Te decyzje Trumpa dotyczą tylko jego najbardziej spektakularnych poczynań. Wielu komentatorów politycznych uważa go z tego powodu za najbardziej nieobliczalnego i nieprzewidywalnego prezydenta USA. Na pewno jest prezydentem, który odbiega od utartych wzorów, ale wszystko co robi nie powinno stanowić niespodzianki. Jak sam zapewnia na Twitterze, w ten sposób wywiązuje się po prostu ze swych obietnic wyborczych. 

W ciągu dwóch lat Trump wpłynął na zmianę wizerunku USA na świecie. Amerykański politolog i były wykładowca Uniwersytetu Harvarda Joseph Nye twierdzi, że "wywarł on nadzwyczaj negatywny wpływ na amerykańską politykę zagraniczną i z pewnością także na amerykańską soft power", czyli na tzw. miękką siłę, definiowaną jako zdolność danego kraju i narodu do pozyskiwania sprzymierzeńców i zdobywania wpływów w innych krajach dzięki atrakcyjności własnej kultury, idei i polityki. Joseph Nye jest autorem tego pojęcia, które zrobiło wielką karierę na całym świecie.

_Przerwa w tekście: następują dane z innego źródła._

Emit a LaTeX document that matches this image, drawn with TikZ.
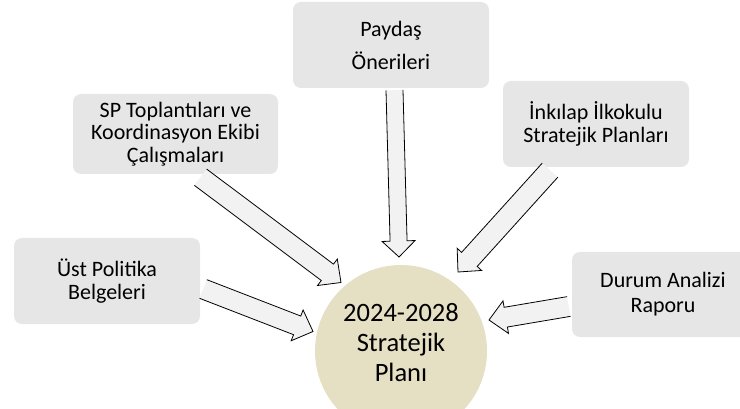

Dla Nye'a wycofanie się USA z paryskiego porozumienia klimatycznego jest najbardziej niebezpieczną i brzemienną w skutki decyzją polityczną podjętą przez Donalda Trumpa. Ma ona, jak twierdzi politolog, wyjątkowo niekorzystny wpływ na walkę z globalnym ociepleniem i ochronę klimatu. Nye negatywnie ocenia także zerwania przez Trumpa porozumienia nuklearnego z Iranem ponieważ doprowadziło ono nie tylko do zaostrzenia stosunków między Waszyngtonem i Teheranem, ale także zatruło stosunki USA z ich wieloma sojusznikami w Europie.

Trump lubi być na bakier z prawdą

Trumpa krytykuje się nie tylko za nietrafione decyzje polityczne. Ożywione dyskusje budzi także jego styl uprawiania polityki. Nye zarzuca mu, że zbyt często mija się z prawdą, ponieważ jego światopogląd i opinie na różne tematy pozostają nierzadko w sprzeczności z obiektywnymi faktami, których prezydent USA nie przyjmuje do wiadomości. - Mieliśmy już niebezpiecznych i trudnych prezydentów, takich jak Richard Nixon czy Lyndon Johnson, ale żaden nie był tak nieprzewidywalny i nieszczery jak Trump - twierdzi Nye.

Trumpowi zarzuca się, że jest demagogiem i mija się z prawdą
Trumpowi zarzuca się, że jest demagogiem i mija się z prawdąZdjęcie: Reuters/C. Barria

Podobnie widzi to politolog z Uniwersytetu Wirginii Barbara Perry. W jej przekonaniu Donald Trump jest absolutnym wyjątkiem na tle innych gospodarzy Białego Domu, który wymyka się z wszelkich ram. -Kogoś takiego jak on jeszcze nie mieliśmy - mówi.

Perry zwraca uwagę, że w życiu politycznym USA było w przeszłości wielu demagogów, ale żadnemu z nich nie udało się wejść do Białego Domu. Trump dokonał tej sztuki dzięki specyfice amerykańskiego systemu wyborczego. Amerykanie głosują nie tyle na kandydata na prezydenta, co oddają swe głosy na elektorów, którzy później go wybierają. Głosowanie elektorskie nie zawsze zatem wyraża rzeczywistą wolę wyborców. Trump został prezydentem, bo uzyskał więcej głosów elektorskich, chociaż na jego rywalkę, Hillary Clinton, oddano w sumie więcej głosów wyborców. Zdaniem Barbary Perry sukces wyborczy Trumpa powinien stanowić ostrzeżenie i zarazem zachętę do wprowadzenia zmian w amerykańskim prawie wyborczym.

A czego można spodziewać się po Trumpie w ciągu drugiej połowy jego kadencji, a może nawet po jego reelekcji? Dla Josepha Nye'a sprawa jest jasna: - Powinniśmy przygotować się na jeszcze więcej nieobliczalności i zaskakujących decyzji z jego strony - mówi. Barbara Perry wyraziła to jeszcze ostrzej: - Wydaje mi się, że te cztery lata jakoś z nim się przemęczymy, ale nie jestem pewna, czy damy radę wytrzymać z nim przez osiem lat.